Application firmware:

  • Sensor drivers and calibration
  • Data processing and local logic
  • State machine design (idle, active, alarm, low-battery, OTA states)
  • Error handling and recovery from all foreseeable failure conditions

Connectivity firmware:

  • Protocol stack integration (MQTT client, TLS configuration)
  • Connection management (connect, reconnect, backoff, offline buffering)
  • Message serialization

Security firmware:

  • Secure boot implementation (if required)
  • Certificate/key provisioning workflow
  • Cryptographic operations (signing, verification, encryption)

OTA update firmware:

  • Bootloader with A/B partition scheme
  • Update download, verification, and swap logic
  • Rollback capability if the new firmware fails to start

Testing: Write unit tests for pure-logic firmware components from the start. Hardware-in-the-loop testing (HIL) using the EVT/DVT boards validates the integrated firmware in a hardware environment. See our article on IoT testing strategies for a comprehensive approach.

Stage 7: Design Validation Test (DVT)

The DVT revision incorporates EVT fixes and prepares for pre-compliance testing and final validation.

DVT activities:

  • Verify all EVT issues are resolved
  • EMC pre-compliance testing (conducted with a pre-compliance test house or lab)
  • Environmental testing if required: thermal cycling, humidity, vibration
  • Battery life testing — long-duration tests measuring actual battery drain
  • User experience testing — if there’s a mechanical enclosure and UI, evaluate it with real users

Regulatory pre-compliance: Before formal regulatory testing (FCC, CE, etc.), pre-compliance testing catches issues cheaply.

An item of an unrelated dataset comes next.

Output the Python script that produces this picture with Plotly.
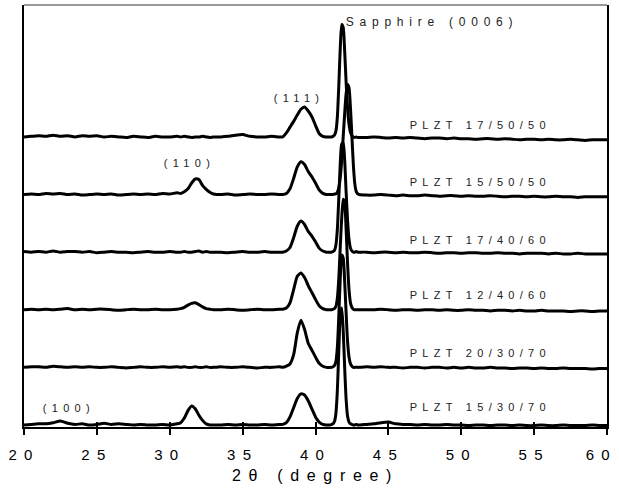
import plotly.graph_objects as go

# 2-theta sampling grid (degrees)
two_theta = [
    20, 20.5, 21, 21.5, 22, 22.5, 23, 23.5, 24, 24.5, 25, 25.5, 26, 26.5, 27, 27.5, 28, 28.5, 29, 29.5, 30, 30.5,
    30.75, 31, 31.25, 31.5, 31.75, 32, 32.25, 32.5, 32.75, 33,
    33.5, 34, 34.5, 35, 35.5, 36, 36.5, 37, 37.5,
    37.75, 38, 38.25, 38.5, 38.75, 39, 39.25, 39.5, 39.75, 40, 40.25, 40.5, 40.75,
    41.0, 41.1, 41.2, 41.3, 41.4, 41.5, 41.6, 41.7, 41.8, 41.9, 42.0, 42.1, 42.2, 42.3, 42.4, 42.5, 42.6, 42.7, 42.8, 42.9, 43.0,
    43.5, 44, 44.5, 45, 45.5, 46, 46.5, 47, 47.5, 48, 48.5, 49, 49.5, 50, 50.5, 51, 51.5, 52, 52.5, 53, 53.5, 54, 54.5,
    55, 55.5, 56, 56.5, 57, 57.5, 58, 58.5, 59, 59.5, 60,
]

# Intensities (arbitrary units, relative to each pattern's own baseline)
plzt_17_50_50 = [
    0.00, 0.01, 0.02, 0.01, 0.03, 0.01, 0.02, 0.00, 0.02, 0.01, 0.02, 0.00, 0.01, 0.00, -0.01, 0.01, 0.00, -0.01, 0.01, 0.00, 0.00, 0.01,
    0.00, 0.01, 0.00, -0.01, 0.00, 0.00, 0.01, 0.00, -0.01, 0.00,
    0.00, 0.01, 0.03, 0.04, 0.01, 0.00, 0.00, 0.01, 0.00,
    0.00, 0.07, 0.17, 0.27, 0.38, 0.48, 0.52, 0.45, 0.35, 0.20, 0.06, 0.01, 0.00,
    0.00, 0.00, 0.01, 0.03, 0.10, 0.35, 0.90, 1.55, 1.95, 1.90, 1.50, 0.95, 0.50, 0.22, 0.08, 0.02, 0.00, -0.01, 0.00, -0.01, -0.01,
    -0.01, 0.00, -0.01, -0.02, -0.01, -0.02, -0.01, -0.02, -0.03, -0.02, -0.02, -0.03, -0.02, -0.03, -0.03, -0.04, -0.03,
    -0.03, -0.04, -0.03, -0.04, -0.05, -0.04, -0.04, -0.05, -0.04, -0.05, -0.05, -0.04, -0.05, -0.06, -0.05, -0.05, -0.05,
]
plzt_15_50_50 = [
    0.00, 0.01, 0.00, 0.02, 0.01, 0.02, 0.00, 0.01, -0.01, 0.00, 0.01, 0.00, 0.01, -0.01, 0.00, 0.01, 0.00, 0.01, 0.00, 0.02, 0.01, 0.03,
    0.02, 0.05, 0.10, 0.20, 0.27, 0.26, 0.16, 0.09, 0.04, 0.01,
    0.00, 0.01, -0.01, 0.00, 0.01, 0.00, 0.00, 0.01, 0.00,
    0.00, 0.02, 0.10, 0.28, 0.48, 0.57, 0.52, 0.40, 0.31, 0.20, 0.08, 0.02, 0.00,
    0.00, 0.00, 0.00, 0.01, 0.01, 0.04, 0.12, 0.30, 0.60, 1.00, 1.40, 1.75, 1.91, 1.85, 1.50, 1.00, 0.50, 0.18, 0.05, 0.01, 0.00,
    -0.01, -0.01, 0.00, -0.01, -0.02, -0.01, -0.02, -0.02, -0.01, -0.02, -0.03, -0.02, -0.02, -0.03, -0.02, -0.03, -0.03,
    -0.02, -0.03, -0.04, -0.03, -0.03, -0.04, -0.03, -0.04, -0.04, -0.03, -0.04, -0.04, -0.05, -0.04, -0.04, -0.04, -0.04,
]
plzt_17_40_60 = [
    0.01, 0.00, 0.01, 0.00, 0.02, 0.00, 0.01, 0.01, 0.00, 0.01, -0.01, 0.00, 0.01, 0.00, 0.00, -0.01, 0.00, 0.01, 0.00, 0.00, 0.01, 0.00,
    0.00, 0.01, 0.00, 0.00, 0.01, 0.02, 0.00, 0.01, 0.00, 0.00,
    0.00, -0.01, 0.00, 0.01, 0.00, 0.00, 0.01, 0.00, 0.00,
    0.00, 0.02, 0.08, 0.25, 0.45, 0.54, 0.48, 0.36, 0.28, 0.18, 0.07, 0.02, 0.00,
    0.00, 0.00, 0.01, 0.03, 0.12, 0.40, 0.95, 1.55, 1.88, 1.90, 1.60, 1.05, 0.55, 0.22, 0.07, 0.02, 0.00, 0.00, 0.01, 0.00, 0.00,
    0.00, -0.01, 0.00, 0.00, -0.01, 0.00, -0.01, -0.01, 0.00, -0.01, -0.02, -0.01, -0.01, -0.02, -0.01, -0.01, -0.02,
    -0.02, -0.01, -0.02, -0.02, -0.03, -0.02, -0.02, -0.02, -0.03, -0.02, -0.03, -0.03, -0.02, -0.03, -0.03, -0.03, -0.03,
]
plzt_12_40_60 = [
    0.00, 0.01, 0.00, 0.01, 0.00, 0.01, 0.02, 0.00, 0.01, 0.00, 0.01, 0.01, 0.00, -0.01, 0.00, 0.01, 0.00, 0.00, 0.01, 0.00, 0.00, 0.01,
    0.02, 0.04, 0.08, 0.11, 0.12, 0.09, 0.05, 0.02, 0.01, 0.00,
    0.00, 0.01, 0.00, -0.01, 0.00, 0.01, 0.00, 0.00, 0.01,
    0.01, 0.03, 0.12, 0.35, 0.58, 0.64, 0.56, 0.42, 0.30, 0.18, 0.07, 0.02, 0.00,
    0.00, 0.00, 0.01, 0.02, 0.06, 0.20, 0.55, 1.10, 1.60, 1.92, 1.85, 1.40, 0.80, 0.35, 0.12, 0.04, 0.01, 0.00, 0.00, 0.00, 0.00,
    0.00, 0.00, 0.01, 0.00, -0.01, 0.00, 0.00, -0.01, 0.00, 0.00, -0.01, 0.00, -0.01, -0.01, 0.00, -0.01, -0.01,
    -0.02, -0.01, -0.01, -0.02, -0.01, -0.02, -0.02, -0.01, -0.02, -0.02, -0.02, -0.03, -0.02, -0.02, -0.03, -0.02, -0.02,
]
plzt_20_30_70 = [
    0.00, 0.01, 0.01, 0.00, 0.02, 0.01, 0.00, 0.01, 0.00, 0.01, 0.00, 0.00, 0.01, 0.00, -0.01, 0.00, 0.01, 0.00, 0.00, 0.01, 0.00, 0.01,
    0.00, 0.01, 0.00, 0.00, 0.01, 0.00, 0.00, 0.01, 0.00, 0.00,
    0.01, 0.00, 0.00, 0.01, 0.00, -0.01, 0.00, 0.00, 0.01,
    0.00, 0.02, 0.06, 0.22, 0.60, 0.82, 0.66, 0.42, 0.30, 0.18, 0.07, 0.02, 0.00,
    0.00, 0.00, 0.01, 0.03, 0.10, 0.35, 0.90, 1.55, 1.95, 1.90, 1.50, 0.95, 0.45, 0.18, 0.06, 0.02, 0.00, 0.00, 0.00, 0.00, 0.00,
    0.01, 0.00, 0.01, 0.00, 0.00, -0.01, 0.00, 0.00, -0.01, 0.00, 0.00, -0.01, 0.00, -0.01, 0.00, -0.01, -0.01,
    0.00, -0.01, -0.01, -0.02, -0.01, -0.01, -0.02, -0.01, -0.02, -0.02, -0.01, -0.02, -0.02, -0.02, -0.03, -0.02, -0.02,
]
plzt_15_30_70 = [
    0.00, 0.01, 0.02, 0.02, 0.04, 0.07, 0.03, 0.01, 0.02, 0.00, 0.01, 0.03, 0.01, 0.02, 0.01, 0.00, 0.01, 0.00, 0.00, 0.01, 0.00, 0.02,
    0.04, 0.12, 0.25, 0.33, 0.28, 0.17, 0.08, 0.02, 0.00, 0.00,
    0.00, 0.01, 0.00, 0.01, 0.00, 0.00, 0.01, 0.00, 0.01,
    0.01, 0.04, 0.14, 0.30, 0.46, 0.54, 0.52, 0.42, 0.28, 0.14, 0.05, 0.01, 0.00,
    0.00, 0.01, 0.02, 0.06, 0.20, 0.60, 1.30, 1.90, 2.03, 1.65, 1.00, 0.45, 0.15, 0.05, 0.02, 0.01, 0.00, 0.00, 0.01, 0.00, 0.00,
    0.01, 0.02, 0.04, 0.05, 0.02, 0.01, 0.01, 0.00, 0.01, 0.00, 0.00, 0.01, 0.00, 0.00, -0.01, 0.00, 0.00,
    -0.01, 0.00, 0.00, -0.01, 0.00, -0.01, -0.01, 0.00, -0.01, -0.01, 0.00, -0.01, -0.01, -0.01, 0.00, -0.01, -0.01,
]

sample_names = ["PLZT 17/50/50", "PLZT 15/50/50", "PLZT 17/40/60",
                "PLZT 12/40/60", "PLZT 20/30/70", "PLZT 15/30/70"]
patterns = [plzt_17_50_50, plzt_15_50_50, plzt_17_40_60,
            plzt_12_40_60, plzt_20_30_70, plzt_15_30_70]
stack_offsets = [5, 4, 3, 2, 1, 0]

x_ticks = [20, 25, 30, 35, 40, 45, 50, 55, 60]
x_tick_text = ["20", "25", "30", "35", "40", "45", "50", "55", ""]
last_tick_label = "60"   # drawn slightly inside the right edge, as in the original

for p in patterns:
    assert len(p) == len(two_theta), len(p)

FONT = "Liberation Sans, Arial, sans-serif"
fig = go.Figure()
for name, pat, off in zip(sample_names, patterns, stack_offsets):
    fig.add_trace(go.Scatter(
        x=two_theta, y=[v + off for v in pat], mode="lines", name=name,
        line=dict(color="black", width=3, shape="spline", smoothing=0.6),
        showlegend=False, hoverinfo="skip"))
# helper axis (inside half of the crossing tick marks)
fig.add_trace(go.Scatter(x=[], y=[], xaxis="x2", yaxis="y", showlegend=False))

# labels (centred)
label_y = [5.21, 4.22, 3.21, 2.26, 1.25, 0.31]
annos = []
for name, ly in zip(sample_names, label_y):
    annos.append(dict(x=51.31, y=ly, text=name, xanchor="center", yanchor="middle",
                      showarrow=False, font=dict(family=FONT, size=11, color="#222")))
peak_labels = [("Sapphire (0006)", 47.97, 7.0, 12),
               ("(111)", 38.84, 5.68, 11),
               ("(110)", 31.36, 4.55, 11),
               ("(100)", 23.06, 0.30, 11)]
for t, px, py, fs in peak_labels:
    annos.append(dict(x=px, y=py, text=t, xanchor="center", yanchor="middle",
                      showarrow=False, font=dict(family=FONT, size=fs, color="#222")))
annos.append(dict(x=59.62, xref="x", y=-0.064, yref="paper", text=last_tick_label,
                  xanchor="center", yanchor="middle", showarrow=False,
                  font=dict(family=FONT, size=15, color="black")))

fig.update_layout(
    width=619, height=488,
    margin=dict(l=24, r=12, t=5, b=61),
    paper_bgcolor="white", plot_bgcolor="white",
    font=dict(family=FONT, color="black"),
    annotations=annos,
    xaxis=dict(range=[20, 60], tickvals=x_ticks, ticktext=x_tick_text, ticks="outside", ticklen=6,
               tickwidth=1.5, tickcolor="black", showline=True, linecolor="black", linewidth=2,
               showgrid=False, zeroline=False, tickfont=dict(size=15, family=FONT, color="black"),
               ticklabelstandoff=7,
               title=dict(text="2θ (degree)", font=dict(size=16, family=FONT, color="black"), standoff=8)),
    xaxis2=dict(range=[20, 60], overlaying="x", anchor="y", side="bottom", tickvals=x_ticks,
                ticks="inside", ticklen=5, tickwidth=1.5, tickcolor="black",
                showticklabels=False, showline=False, showgrid=False, zeroline=False),
    yaxis=dict(range=[-0.035, 7.29], showticklabels=False, ticks="", showgrid=False,
               zeroline=False, showline=True, mirror=True, linecolor="black", linewidth=2),
    shapes=[dict(type="line", xref="paper", yref="paper", x0=0, x1=1, y0=1, y1=1,
                 line=dict(color="#777", width=1.5))],
)

post = """
var s=document.createElement('style');
s.textContent='.main-svg text{letter-spacing:0.48em;}';
document.head.appendChild(s);
"""
fig.write_html("out.html", config={"displayModeBar": False}, post_script=post)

Formal regulatory testing at an accredited lab is expensive and time-consuming — you don’t want to fail and need another PCB spin.

Stage 8: Production Validation Test (PVT) and Manufacturing

PVT is the final manufacturing validation before mass production:

  • Boards are built on the actual production line, with production tooling
  • All production test fixtures are validated
  • The firmware programming and configuration workflow is validated
  • Yield is measured — what percentage of boards pass production testing?
  • All certifications (FCC, CE, UL) are obtained from accredited test labs

Manufacturing test (ICT and functional test):

  • In-Circuit Test (ICT) verifies all components are correctly placed and soldered
  • Functional test validates the assembled board works correctly before shipment
  • Firmware programming: verify the production firmware flashing workflow, including any security credential provisioning

Certification: Final FCC ID and CE mark certifications are obtained. These are typically obtained on production-representative DVT or PVT units.

At UABit, we guide clients through this complete development journey. Our IoT consulting and prototyping services help teams navigate hardware and firmware development efficiently.

Common Mistakes That Kill IoT Projects

Underestimating power consumption: Battery life estimates based on datasheet typical values rather than actual measured consumption in the complete firmware context are almost always optimistic. Measure early and often.

Ignoring RF performance: An IoT device that can’t maintain a reliable wireless connection in its deployment environment is unusable. Test in realistic environments, not just in the lab.

Skipping OTA updates: Shipping firmware that can’t be updated in the field means every bug requires physical access or product recalls. OTA must be designed in from the start.

Insufficient testing before production: Rushing to production to meet a launch date is tempting but risky. A single firmware bug or hardware issue discovered after shipping 10,000 units is far more expensive than the delay would have been.

Conclusion

Building an IoT device is a multi-disciplinary engineering challenge that spans requirements definition, hardware design, firmware development, cloud integration, regulatory compliance, and manufacturing. Each stage builds on the previous one, and mistakes made early compound through the development process. Understanding this journey before you start — knowing what to expect at each stage and where the common pitfalls lie — is the best preparation for a successful IoT product launch.